Kondisi (1) mengimingkan-imingkan surga di akhirat, namun tak membuat mereka lepas dari “neraka dunia” yang diakibatkan oleh krisis ekonomi di bawah kapitalisme.
Kondisi (2) tampaknya akan membuat mereka masuk neraka di akhirat kelak, namun belum tentu juga membebaskan mereka dari “neraka dunia”.
Kondisi (3) tampaknya lebih menjamin surga di akhirat kelak bagi mereka, namun memberi mereka sedikit harapan untuk bisa bebas dari “neraka dunia” dengan tetap melawan kondisi-kondisi keterbelengguan mereka.
Pemahaman keagamaan apakah yang khas kaum tertindas? Itu yang dapat kita sebut, “Islam progresif”. Islam-nya kaum tertindas.
Fenomena dominan hari ini berkisar antara kondisi nomor (1) dan nomor (2). Di bawah kondisi nomor (1), mereka dipaksa sabar, energi perlawanan mereka dijinakkan, dibelenggu oleh wacana keagamaan yang dipropagandakan oleh kelas penguasa dan pemodal yang menghendaki kestabilan semu di atas ketidakadilan, ketimpangan, dan penghisapan.
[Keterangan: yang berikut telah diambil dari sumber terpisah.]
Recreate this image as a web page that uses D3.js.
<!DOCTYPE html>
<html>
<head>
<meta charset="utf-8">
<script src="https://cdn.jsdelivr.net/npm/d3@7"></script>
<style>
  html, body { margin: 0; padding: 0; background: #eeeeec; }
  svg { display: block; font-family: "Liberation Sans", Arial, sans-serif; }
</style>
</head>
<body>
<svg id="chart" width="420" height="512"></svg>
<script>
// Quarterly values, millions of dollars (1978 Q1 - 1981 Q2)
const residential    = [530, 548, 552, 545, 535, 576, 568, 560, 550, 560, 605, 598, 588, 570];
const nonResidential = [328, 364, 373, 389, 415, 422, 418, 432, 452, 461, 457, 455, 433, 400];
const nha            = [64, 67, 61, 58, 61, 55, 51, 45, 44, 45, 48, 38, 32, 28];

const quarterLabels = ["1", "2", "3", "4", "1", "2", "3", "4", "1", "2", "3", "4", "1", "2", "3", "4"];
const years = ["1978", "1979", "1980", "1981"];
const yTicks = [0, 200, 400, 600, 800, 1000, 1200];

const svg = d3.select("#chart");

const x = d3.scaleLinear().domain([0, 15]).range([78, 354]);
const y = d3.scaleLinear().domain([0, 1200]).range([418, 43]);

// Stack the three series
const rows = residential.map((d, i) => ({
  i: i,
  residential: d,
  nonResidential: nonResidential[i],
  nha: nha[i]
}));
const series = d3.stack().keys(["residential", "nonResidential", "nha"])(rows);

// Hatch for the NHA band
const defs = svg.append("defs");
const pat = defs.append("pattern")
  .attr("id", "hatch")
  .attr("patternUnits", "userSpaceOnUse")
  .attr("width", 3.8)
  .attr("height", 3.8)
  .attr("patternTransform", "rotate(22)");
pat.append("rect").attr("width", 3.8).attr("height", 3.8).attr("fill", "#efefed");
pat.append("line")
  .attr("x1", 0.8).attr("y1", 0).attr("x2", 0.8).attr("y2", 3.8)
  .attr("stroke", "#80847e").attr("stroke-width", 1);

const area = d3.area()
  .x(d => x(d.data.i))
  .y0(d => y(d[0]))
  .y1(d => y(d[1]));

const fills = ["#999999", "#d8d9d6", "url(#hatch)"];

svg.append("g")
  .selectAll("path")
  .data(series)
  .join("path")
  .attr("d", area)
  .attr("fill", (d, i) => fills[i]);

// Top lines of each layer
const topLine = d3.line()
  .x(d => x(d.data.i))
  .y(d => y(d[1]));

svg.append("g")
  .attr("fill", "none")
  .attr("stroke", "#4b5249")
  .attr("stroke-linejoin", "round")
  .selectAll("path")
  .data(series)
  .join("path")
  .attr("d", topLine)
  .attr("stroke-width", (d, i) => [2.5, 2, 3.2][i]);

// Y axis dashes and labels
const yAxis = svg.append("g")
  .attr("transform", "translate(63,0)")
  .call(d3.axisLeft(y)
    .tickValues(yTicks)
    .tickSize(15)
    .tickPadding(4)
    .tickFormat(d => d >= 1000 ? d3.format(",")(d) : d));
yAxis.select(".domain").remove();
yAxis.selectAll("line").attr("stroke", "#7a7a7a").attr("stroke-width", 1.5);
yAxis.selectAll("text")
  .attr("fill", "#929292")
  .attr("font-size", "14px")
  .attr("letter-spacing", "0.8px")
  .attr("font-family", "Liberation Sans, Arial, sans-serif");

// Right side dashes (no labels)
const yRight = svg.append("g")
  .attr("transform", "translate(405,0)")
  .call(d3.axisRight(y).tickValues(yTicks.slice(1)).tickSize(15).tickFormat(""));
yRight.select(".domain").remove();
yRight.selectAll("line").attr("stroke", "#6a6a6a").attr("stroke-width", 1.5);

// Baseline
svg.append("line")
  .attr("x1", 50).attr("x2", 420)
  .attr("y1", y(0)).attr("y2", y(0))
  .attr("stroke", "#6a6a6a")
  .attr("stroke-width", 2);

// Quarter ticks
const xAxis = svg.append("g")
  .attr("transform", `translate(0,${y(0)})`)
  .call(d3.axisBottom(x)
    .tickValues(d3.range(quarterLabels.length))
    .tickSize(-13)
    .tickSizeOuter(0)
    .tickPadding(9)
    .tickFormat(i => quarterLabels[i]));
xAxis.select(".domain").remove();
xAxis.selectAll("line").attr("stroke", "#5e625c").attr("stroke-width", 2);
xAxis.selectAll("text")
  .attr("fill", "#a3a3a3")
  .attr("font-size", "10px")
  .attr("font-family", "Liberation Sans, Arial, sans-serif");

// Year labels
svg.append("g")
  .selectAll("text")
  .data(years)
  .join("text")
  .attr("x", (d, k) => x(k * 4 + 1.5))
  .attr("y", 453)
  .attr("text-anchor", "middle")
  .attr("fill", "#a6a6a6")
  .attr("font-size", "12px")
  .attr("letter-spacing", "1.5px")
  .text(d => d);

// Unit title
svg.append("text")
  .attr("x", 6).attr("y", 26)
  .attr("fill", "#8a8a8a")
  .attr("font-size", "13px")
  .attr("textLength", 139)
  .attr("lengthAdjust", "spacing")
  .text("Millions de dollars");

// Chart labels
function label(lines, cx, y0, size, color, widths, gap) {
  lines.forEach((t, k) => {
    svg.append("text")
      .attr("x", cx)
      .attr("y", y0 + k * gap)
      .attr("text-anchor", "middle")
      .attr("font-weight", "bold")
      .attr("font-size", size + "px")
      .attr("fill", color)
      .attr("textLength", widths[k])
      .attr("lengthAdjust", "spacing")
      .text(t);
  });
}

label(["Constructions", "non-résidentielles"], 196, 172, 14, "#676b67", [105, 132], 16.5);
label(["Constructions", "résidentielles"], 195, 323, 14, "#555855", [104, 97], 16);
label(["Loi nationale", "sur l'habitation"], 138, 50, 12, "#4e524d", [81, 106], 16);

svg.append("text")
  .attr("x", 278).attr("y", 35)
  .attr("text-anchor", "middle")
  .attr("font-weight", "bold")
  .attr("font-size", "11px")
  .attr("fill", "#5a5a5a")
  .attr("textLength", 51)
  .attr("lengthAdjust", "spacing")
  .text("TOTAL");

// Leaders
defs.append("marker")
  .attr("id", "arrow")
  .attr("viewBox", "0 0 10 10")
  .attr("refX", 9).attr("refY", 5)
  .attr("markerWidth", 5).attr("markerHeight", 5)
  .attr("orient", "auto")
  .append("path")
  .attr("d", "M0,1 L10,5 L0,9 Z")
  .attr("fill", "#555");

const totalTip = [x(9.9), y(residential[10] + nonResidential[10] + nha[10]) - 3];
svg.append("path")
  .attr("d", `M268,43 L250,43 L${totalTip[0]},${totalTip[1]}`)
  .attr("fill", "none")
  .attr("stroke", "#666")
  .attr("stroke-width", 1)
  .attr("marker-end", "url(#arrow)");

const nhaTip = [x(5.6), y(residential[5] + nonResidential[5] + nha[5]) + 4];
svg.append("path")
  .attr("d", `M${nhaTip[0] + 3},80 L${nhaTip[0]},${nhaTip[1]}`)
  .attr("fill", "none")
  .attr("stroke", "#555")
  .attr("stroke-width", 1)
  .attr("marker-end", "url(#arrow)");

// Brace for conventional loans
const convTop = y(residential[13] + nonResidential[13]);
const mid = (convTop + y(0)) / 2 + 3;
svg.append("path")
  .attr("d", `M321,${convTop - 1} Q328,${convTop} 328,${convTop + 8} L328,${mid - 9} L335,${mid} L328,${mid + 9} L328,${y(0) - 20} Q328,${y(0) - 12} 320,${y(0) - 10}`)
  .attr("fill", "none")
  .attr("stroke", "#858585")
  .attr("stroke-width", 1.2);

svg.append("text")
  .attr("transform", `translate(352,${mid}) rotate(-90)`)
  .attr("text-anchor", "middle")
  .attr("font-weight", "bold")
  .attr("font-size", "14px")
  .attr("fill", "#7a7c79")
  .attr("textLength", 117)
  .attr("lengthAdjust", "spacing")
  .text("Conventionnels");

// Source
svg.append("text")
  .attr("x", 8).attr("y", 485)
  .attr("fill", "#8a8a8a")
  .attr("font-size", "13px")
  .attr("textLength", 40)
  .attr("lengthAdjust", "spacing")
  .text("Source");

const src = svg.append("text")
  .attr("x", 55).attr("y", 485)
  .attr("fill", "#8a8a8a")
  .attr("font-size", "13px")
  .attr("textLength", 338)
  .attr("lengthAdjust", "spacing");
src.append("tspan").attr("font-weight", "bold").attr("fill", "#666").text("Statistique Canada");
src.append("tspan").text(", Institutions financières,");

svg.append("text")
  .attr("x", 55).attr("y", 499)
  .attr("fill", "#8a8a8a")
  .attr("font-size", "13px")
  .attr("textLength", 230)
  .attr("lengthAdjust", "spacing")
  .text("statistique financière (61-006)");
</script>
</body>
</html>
Atas nama “moderasi Islam” atau “Islam yang cinta damai”. Di bawah kondisi nomor (2), mereka mungkin melawan, tapi lebih mudah mereka dicap “anti-agama” karena ketaksalehan mereka, akibatnya mereka makin menjadi “bulan-bulanan” kaum beragama.
Belum kita tiba pada kerumitan untuk mendobrak keberagamaan nomor (1) dan memulihkan keberagamaan kelas pekerja dan kaum melarat pada kondisi nomor (2), sebuah hadits dari Usamah bin Zayd r.a. makin memusykilkan kita dan membuat kita haru menahan napas.
Kata Nabi, “Aku berdiri di pintu Surga, dan (kudapati) sebagian besar orang yang memasukinya adalah kaum miskin” (baca: kaum proletar, kaum melarat, kaum Marhaen, kaum tertindas…) – HR. Ahmad.
Dalam riwayat Ibn ‘Abbas, “Aku menengok ke dalam Surga, kudapati sebagian besar penghuninya adalah para fakir” – HR. Bukhari-Muslim.
Ingin saya layangkan pertanyaan ini ke haribaan Kanjeng Nabi, andai bisa berkorespondensi dengannya: “Kaum fakir-miskin seperti siapakah, wahai Rasulullah, yang akan masuk Surga itu, jika saya temukan sebagiannya di sini mereka tak shalat? Mencakupkah pada saudara-saudara kami di sini yang masih tertindas dan tereksploitasi?”